As well as browsing history, other data will be swept up by ISPs as part of what the Bill calls "internet connection records."

"'Internet Connection Records' are described in the notes to the Bill as 'a record of the internet services a specific device has connected to, such as a website or instant messaging service,'" Paul Bernal, a lecturer in law at the University of East Anglia (UEA) with a focus on surveillance legislation, told Motherboard in an email.

That would include connections to services that aren't accessed through a browser. Indeed, Weaver was able to discover that, as well as my public, work-related Riseup email account, I was connecting to another service for personal emails.

Bernal said internet connection records would also encompass other communications services, such as WhatsApp. Weaver found the server I was connecting to for my instant messaging chats.

I only ran our experiment on my computer, and didn't include my phone or any other internet-connected devices. An average user, with, say, a phone, tablet, laptop and possibly a games console, would generate many more logs than I did. However, the definition of an "internet connection record" is so hazy that the full extent of what it could include is unclear.

The instant messenger used by the author. Image: Joseph Cox

"The whole idea of an internet connection record does not exist as far as internet service providers are concerned," James Blessing, chair of the Internet Service Providers' Association (ISPA) told the UK government's Science and Technology Committee earlier this month. "It is not clear from the Bill what constitutes a connection record."

Computers don't just send messages out to the internet when a user tells them to. System updates, browser plugins, desktop widgets for the weather: all those little things that run in the background on a computer are still communicating across the internet.

"The truth is that an internet connection record has been defined so vaguely and broadly, it could mean any of those things and a lot more," Harmit Kambo, director of campaigns and development at Privacy International, told Motherboard over the phone.

"It's nothing like the comparison that Theresa May drew, of it being like an itemised phone bill. It is a much more, three-dimensional picture of you, based on not just what websites you visited, but all kinds of connections your devices are making across the internet."

The Home Office declined repeated requests from Motherboard to provide a concrete definition of an "internet connection record," pointing to the text of the draft Investigatory Powers Bill.

Regardless, even just with internet browsing histories and logs of connections between a user's device and a communications service, a colossal amount of data is collected.

"Databases of these records would seem to be perfect targets for hackers of many kinds."

In response, ISPs are going to need to establish systems for storing this data securely. If the IPB was to become law, after collecting the data, ISPs will "have to keep it safe, have to make sure that only the correct people within your organization are actually able to access it, with the right credentials, at the right moment, to do the right thing," said Matthew Hare, CEO of UK ISP Gigaclear. "It is a non-trivial security task."

"Databases of these records would seem to be perfect targets for hackers of many kinds," Bernal warned.

Under the Bill, UK police and security services can't access the data stored by ISPs unless they're trying to find out particular things. "Access is set out as limited to establishing who is the sender of a communication, what they are connecting to, and whether they are accessing illegal content—the example given is child abuse images," Bernal explained.
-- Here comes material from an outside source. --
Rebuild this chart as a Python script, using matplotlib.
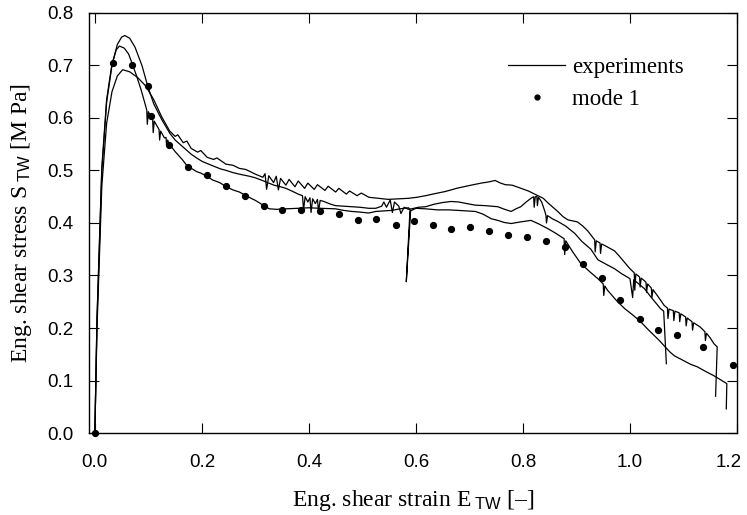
import matplotlib
matplotlib.use("Agg")
import matplotlib.pyplot as plt
import matplotlib.transforms as mtransforms
from matplotlib.lines import Line2D

# --- data (strain [-], stress [MPa]) ---
# experiment 1: lowest peak, upper line later on
exp1_x = [0.000, 0.004, 0.013, 0.022, 0.032, 0.042, 0.052, 0.065, 0.080, 0.095, 0.110, 0.125, 0.140,
          0.150, 0.155, 0.165, 0.172, 0.180, 0.192, 0.198, 0.210, 0.222, 0.228, 0.245, 0.258, 0.270,
          0.282, 0.300, 0.314,
          0.318, 0.321, 0.325, 0.334, 0.339, 0.343, 0.347, 0.357, 0.363, 0.374, 0.380, 0.392, 0.398,
          0.410, 0.416, 0.430, 0.436, 0.450, 0.456, 0.470, 0.476, 0.490, 0.498, 0.512,
          0.530, 0.548, 0.566, 0.586, 0.602, 0.618, 0.636, 0.655, 0.676, 0.698, 0.722, 0.735, 0.748,
          0.758, 0.767, 0.780, 0.791, 0.810, 0.828, 0.838, 0.847, 0.856, 0.865, 0.875, 0.884, 0.893,
          0.902, 0.912, 0.921, 0.928, 0.934,
          0.935, 0.937, 0.944, 0.945, 0.947, 0.953, 0.962, 0.971, 0.980, 0.990, 0.999, 1.008, 1.009,
          1.011, 1.018, 1.019, 1.021, 1.027, 1.030, 1.031, 1.033, 1.040, 1.041, 1.043, 1.051, 1.064,
          1.070, 1.071, 1.073, 1.081, 1.082, 1.084, 1.092, 1.093, 1.095, 1.104, 1.105, 1.107, 1.116,
          1.117, 1.119, 1.131, 1.140, 1.141, 1.143, 1.150, 1.157, 1.163, 1.160]
exp1_y = [0.000, 0.200, 0.470, 0.590, 0.650, 0.680, 0.692, 0.688, 0.677, 0.661, 0.635, 0.602, 0.575,
          0.565, 0.568, 0.553, 0.556, 0.542, 0.535, 0.538, 0.525, 0.521, 0.524, 0.512, 0.510, 0.504,
          0.502, 0.493, 0.487,
          0.494, 0.464, 0.490, 0.477, 0.489, 0.463, 0.485, 0.472, 0.483, 0.469, 0.480, 0.466, 0.476,
          0.464, 0.473, 0.462, 0.470, 0.459, 0.466, 0.455, 0.461, 0.452, 0.457, 0.449,
          0.447, 0.445, 0.446, 0.447, 0.449, 0.452, 0.456, 0.460, 0.466, 0.471, 0.476, 0.478, 0.481,
          0.476, 0.473, 0.472, 0.468, 0.461, 0.452, 0.447, 0.438, 0.430, 0.422, 0.412, 0.406, 0.404,
          0.402, 0.394, 0.385, 0.376, 0.368,
          0.345, 0.366, 0.362, 0.342, 0.360, 0.357, 0.352, 0.347, 0.337, 0.325, 0.314, 0.305, 0.272,
          0.303, 0.297, 0.278, 0.295, 0.290, 0.287, 0.268, 0.284, 0.276, 0.258, 0.273, 0.262, 0.243,
          0.238, 0.218, 0.236, 0.233, 0.214, 0.232, 0.229, 0.212, 0.227, 0.221, 0.204, 0.219, 0.212,
          0.196, 0.210, 0.202, 0.193, 0.176, 0.190, 0.181, 0.170, 0.164, 0.070]

# experiment 2: highest peak, middle line
exp2_x = [0.000, 0.004, 0.013, 0.022, 0.032, 0.042, 0.050, 0.056, 0.065, 0.075, 0.088, 0.099, 0.110,
          0.125, 0.140, 0.150, 0.160, 0.170, 0.180, 0.190, 0.201, 0.213, 0.225, 0.235, 0.246, 0.258,
          0.270, 0.289, 0.300, 0.313, 0.325, 0.335, 0.347, 0.357, 0.370, 0.380,
          0.388, 0.390, 0.393, 0.398, 0.402, 0.404, 0.407, 0.412, 0.416, 0.418, 0.421, 0.428, 0.440,
          0.450, 0.465, 0.480, 0.495, 0.512,
          0.525, 0.536, 0.540, 0.545, 0.552, 0.556, 0.560, 0.568, 0.572, 0.578, 0.586, 0.592, 0.605,
          0.618, 0.635, 0.650, 0.666, 0.680, 0.695, 0.711, 0.730, 0.753, 0.766, 0.778, 0.787, 0.796,
          0.806, 0.815, 0.820, 0.821, 0.823, 0.826, 0.827, 0.829, 0.835, 0.840, 0.843, 0.844, 0.846,
          0.855, 0.865, 0.880, 0.897, 0.910, 0.927, 0.940, 0.958, 0.971, 0.985, 1.000, 1.005, 1.007,
          1.027, 1.040, 1.057, 1.063, 1.068]
exp2_y = [0.000, 0.215, 0.500, 0.630, 0.700, 0.740, 0.754, 0.757, 0.752, 0.735, 0.700, 0.660, 0.627,
          0.597, 0.571, 0.558, 0.549, 0.540, 0.531, 0.524, 0.517, 0.512, 0.507, 0.503, 0.500, 0.496,
          0.493, 0.489, 0.486, 0.481, 0.476, 0.472, 0.469, 0.466, 0.460, 0.455,
          0.452, 0.425, 0.450, 0.440, 0.448, 0.420, 0.446, 0.437, 0.445, 0.422, 0.443, 0.441, 0.436,
          0.433, 0.432, 0.431, 0.430, 0.428,
          0.428, 0.432, 0.440, 0.430, 0.444, 0.420, 0.440, 0.432, 0.418, 0.430, 0.426, 0.427, 0.430,
          0.431, 0.436, 0.439, 0.441, 0.440, 0.437, 0.434, 0.433, 0.431, 0.426, 0.422, 0.427, 0.431,
          0.440, 0.447, 0.450, 0.430, 0.450, 0.451, 0.433, 0.449, 0.440, 0.425, 0.415, 0.400, 0.414,
          0.408, 0.403, 0.394, 0.380, 0.365, 0.350, 0.330, 0.320, 0.313, 0.303, 0.294, 0.258, 0.292,
          0.275, 0.258, 0.237, 0.232, 0.132]

# experiment 3: steep drop after the peak, lowest line
exp3_x = [0.000, 0.004, 0.013, 0.022, 0.032, 0.040, 0.046, 0.055, 0.063, 0.070, 0.078, 0.086, 0.093,
          0.097, 0.098, 0.100, 0.104, 0.108, 0.109, 0.111, 0.116, 0.120, 0.121, 0.123, 0.130, 0.133,
          0.134, 0.136, 0.140, 0.150, 0.157, 0.164, 0.170, 0.175, 0.182, 0.190, 0.198, 0.208, 0.220,
          0.233, 0.246, 0.258, 0.270, 0.283, 0.292, 0.300, 0.308, 0.316, 0.326, 0.340, 0.357, 0.380,
          0.400, 0.420, 0.450, 0.465, 0.480, 0.493, 0.512, 0.525, 0.540, 0.555, 0.570, 0.586, 0.589,
          0.582, 0.590, 0.600, 0.618, 0.640, 0.660, 0.679, 0.695, 0.711, 0.725, 0.741, 0.753, 0.765,
          0.778, 0.795, 0.815, 0.830, 0.847, 0.862, 0.877, 0.878, 0.880, 0.893, 0.908, 0.924, 0.940,
          0.950, 0.951, 0.953, 0.958, 0.975, 0.990, 1.005, 1.020, 1.033, 1.046, 1.055, 1.064, 1.074,
          1.083, 1.100, 1.113, 1.126, 1.140, 1.157, 1.170, 1.181, 1.180]
exp3_y = [0.000, 0.220, 0.505, 0.635, 0.703, 0.730, 0.737, 0.733, 0.722, 0.703, 0.680, 0.655, 0.630,
          0.615, 0.588, 0.612, 0.603, 0.598, 0.572, 0.594, 0.585, 0.578, 0.558, 0.575, 0.562, 0.563,
          0.548, 0.558, 0.549, 0.536, 0.528, 0.520, 0.512, 0.506, 0.503, 0.498, 0.495, 0.490, 0.482,
          0.477, 0.469, 0.463, 0.459, 0.452, 0.447, 0.443, 0.438, 0.433, 0.427, 0.426, 0.427, 0.428,
          0.429, 0.428, 0.427, 0.424, 0.422, 0.421, 0.419, 0.422, 0.423, 0.424, 0.427, 0.429, 0.426,
          0.288, 0.423, 0.428, 0.427, 0.425, 0.425, 0.424, 0.423, 0.422, 0.417, 0.408, 0.405, 0.401,
          0.399, 0.402, 0.405, 0.398, 0.389, 0.380, 0.370, 0.340, 0.366, 0.345, 0.323, 0.308, 0.294,
          0.284, 0.262, 0.280, 0.272, 0.252, 0.237, 0.225, 0.212, 0.198, 0.185, 0.176, 0.166, 0.155,
          0.147, 0.138, 0.131, 0.126, 0.118, 0.109, 0.101, 0.094, 0.046]

# mode 1 simulation points
mode1_x = [0.000, 0.033, 0.069, 0.099, 0.104, 0.138, 0.175, 0.210, 0.246, 0.281, 0.316, 0.350, 0.385,
           0.420, 0.456, 0.491, 0.526, 0.562, 0.597, 0.631, 0.666, 0.701, 0.737, 0.772, 0.807, 0.843,
           0.878, 0.913, 0.947, 0.982, 1.018, 1.053, 1.088, 1.137, 1.192]
mode1_y = [0.000, 0.705, 0.700, 0.660, 0.603, 0.548, 0.507, 0.492, 0.471, 0.452, 0.433, 0.424, 0.424,
           0.422, 0.418, 0.406, 0.408, 0.397, 0.403, 0.397, 0.389, 0.393, 0.385, 0.378, 0.374, 0.366,
           0.355, 0.321, 0.296, 0.254, 0.218, 0.197, 0.187, 0.164, 0.130]

x_ticks = [0.0, 0.2, 0.4, 0.6, 0.8, 1.0, 1.2]
y_ticks = [0.0, 0.1, 0.2, 0.3, 0.4, 0.5, 0.6, 0.7, 0.8]

# fonts: serif for labels, sans for numbers / subscripts
plt.rcParams['font.family'] = ['Liberation Sans', 'DejaVu Sans']
plt.rcParams['mathtext.fontset'] = 'custom'
plt.rcParams['mathtext.rm'] = 'Liberation Serif'
plt.rcParams['mathtext.sf'] = 'Liberation Sans'
plt.rcParams['mathtext.it'] = 'Liberation Serif:italic'

fig = plt.figure(figsize=(7.47, 5.15), dpi=100)
ax = fig.add_axes([0.1191, 0.1592, 0.8675, 0.8156])

for xs, ys in [(exp1_x, exp1_y), (exp2_x, exp2_y), (exp3_x, exp3_y)]:
    ax.plot(xs, ys, color='black', linewidth=0.9)
ax.plot(mode1_x, mode1_y, linestyle='none', marker='o', markersize=4.2,
        color='black', clip_on=False, zorder=3)

ax.set_xlim(-0.011, 1.2)
ax.set_ylim(0.0, 0.8)
ax.set_xticks(x_ticks)
ax.set_yticks(y_ticks)
ax.set_xticklabels([f'{v:.1f}' for v in x_ticks])
ax.set_yticklabels([f'{v:.1f}' for v in y_ticks])
ax.tick_params(direction='in', length=7, width=0.8, top=True, right=True, labelsize=13.5)
ax.tick_params(axis='x', pad=15)
ax.tick_params(axis='y', pad=11)
for sp in ax.spines.values():
    sp.set_linewidth(1.0)

# the last x label sits at the figure edge; nudge it left so it stays inside
last = ax.get_xticklabels()[-1]
last.set_transform(last.get_transform() +
                   mtransforms.ScaledTranslation(-6 / 72, 0, fig.dpi_scale_trans))

ax.set_xlabel(r'Eng. shear strain E$_{\ \mathsf{TW}}$ [–]', family='Liberation Serif',
              fontsize=17, labelpad=12)
ax.set_ylabel(r'Eng. shear stress S$_{\ \mathsf{TW}}$ [M Pa]', family='Liberation Serif',
              fontsize=17, labelpad=10)

# legend without frame
handles = [Line2D([], [], color='black', linewidth=0.9),
           Line2D([], [], linestyle='none', marker='o', markersize=3.5, color='black')]
ax.legend(handles, ['experiments', 'mode 1'], loc='upper left',
          bbox_to_anchor=(0.615, 0.945), frameon=False, handlelength=2.5,
          handletextpad=0.3, labelspacing=0.5, prop={'family': 'Liberation Serif', 'size': 16.5})

fig.savefig('out.png', dpi=100)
But "the ISPs have to hold the internet connection record data, then allow the police, MI5, MI6 or GCHQ to access it in order to establish these things," Bernal added. "How they actually establish these things without having access to all the relevant records is not made clear."

Questions remain about how ISPs will carry out the powers under the IPB, how much it will cost, and whether it will even be effective at curtailing terrorism or serious crime.

***

In public addresses, Theresa May has attempted to reassure the country that data collected under the IPB will be of a balanced, noninvasive nature.

"It is not mass surveillance," May said in the speech announcing the draft Bill earlier this month.

But a wealth of potentially sensitive information related to UK citizens will be swept up and stored if the Bill becomes law.

Strictly speaking, the data collected under the IPB is metadata: the who, what, when of a communication, rather than the content itself. Metadata is regularly shrugged off as trivial, but my experiment with Weaver showed that, when collected en masse, it's an effective tool for building up an intricate picture of somebody's life.

People are indifferent around metadata collection, "because they don't realise just how much information is in there," Weaver said. "The metadata is the message."